Conseil d’État 4 octobre 2010 N° 310801 

Un maire peut-il interdire la circulation de poids-lourds sur un chemin rural desservant une entreprise de transports ?


 [1]

Oui, dès lors que l’interdiction répond aux exigences de sécurité publique et qu’il n’est pas possible de prendre une mesure moins contraignante. Cependant les propriétaires ont droit à la réparation de leur préjudice grave et spécial pour rupture d’égalité devant les charges publiques.


Un maire prend un arrêté interdisant la circulation aux véhicules de 3,5 tonnes sur un chemin rural constituant la seule voie de desserte d’une propriété.

Cette interdiction contraint la société, qui venait de louer l’ensemble immobilier pour ses activités de transports, à quitter les lieux.

Le conseil d’Etat confirme la légalité de la mesure de police dès lors que :

 le chemin rural supportait une fréquentation conséquente composée de véhicules poids lourds et présente, dans sa portion faisant l’objet de la mesure de police, une chaussée d’une largeur maximale de 3,60 mètres dont l’étroitesse fait obstacle au croisement de deux véhicules ;

 des accidents de la circulation mettant, notamment, en cause des poids lourds se sont produits sur cette voie ;

 l’arrêté répond aux exigences de la sécurité publique ;

 qu’il ne ressort pas des pièces du dossier que la sécurité des usagers aurait pu y être assurée par des mesures de police moins rigoureuses ou contraignantes que la mesure d’interdiction de circulation faite aux véhicules d’un tonnage supérieur à 3,5 tonnes ;

Et les juges d’en conclure "que la mesure, rendue nécessaire par les exigences de la sécurité publique n’a pas, en l’espèce, porté une atteinte excessive aux libertés d’aller et venir et du commerce et de l’industrie ni au droit de propriété".

Peu importe à cet égard que la circulation des véhicules agricoles sur le chemin litigieux n’ait pas été interdite ou que d’autres voies communales présentant des caractéristiques similaires n’auraient pas fait l’objet d’une mesure identique d’interdiction de la circulation.

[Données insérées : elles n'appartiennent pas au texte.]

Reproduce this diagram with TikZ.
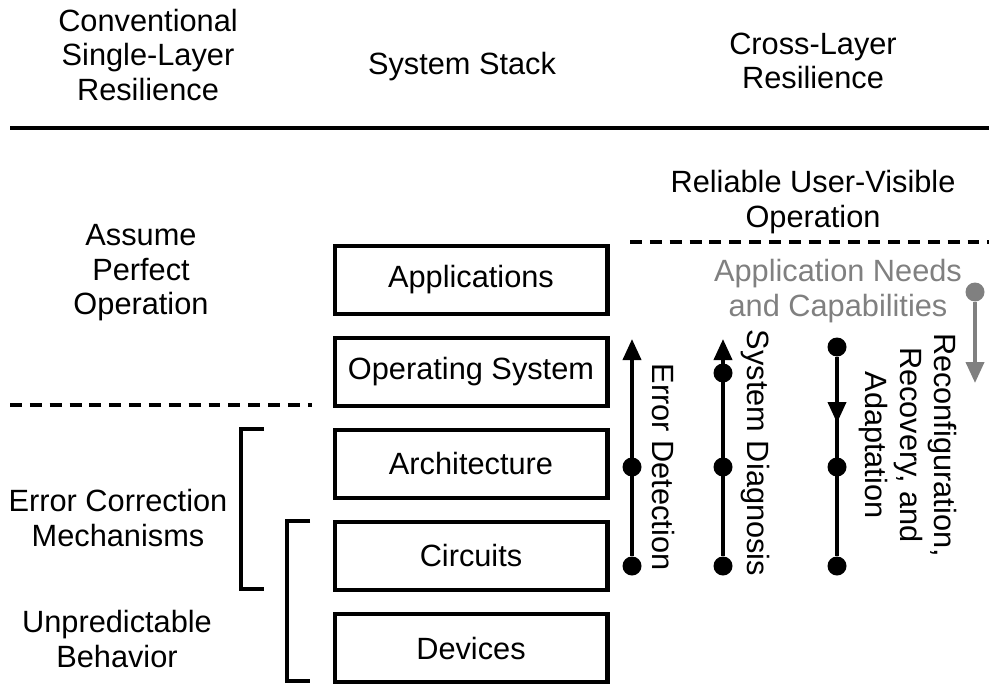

Pour autant la commune engage sa responsabilité pour rupture d’égalité devant les charges publiques, le préjudice des propriétaires revêtant un caractère grave et spécial :

"l’ arrêté municipal, qui a été la cause directe de la résiliation du contrat de bail, a causé aux propriétaires un préjudice alors qu’ils avaient procédé à l’extension de leurs locaux industriels desservis par cet axe routier qui ne faisait pas l’objet d’une interdiction de circulation aux véhicules de plus de 3,5 tonnes".

La commune devra ainsi verser aux propriétaires plus de 140 000 euros, montant correspondant à la privation des loyers attendus et des impôts et charges que les propriétaires n’auraient pas supportés si le contrat de bail s’était poursuivi.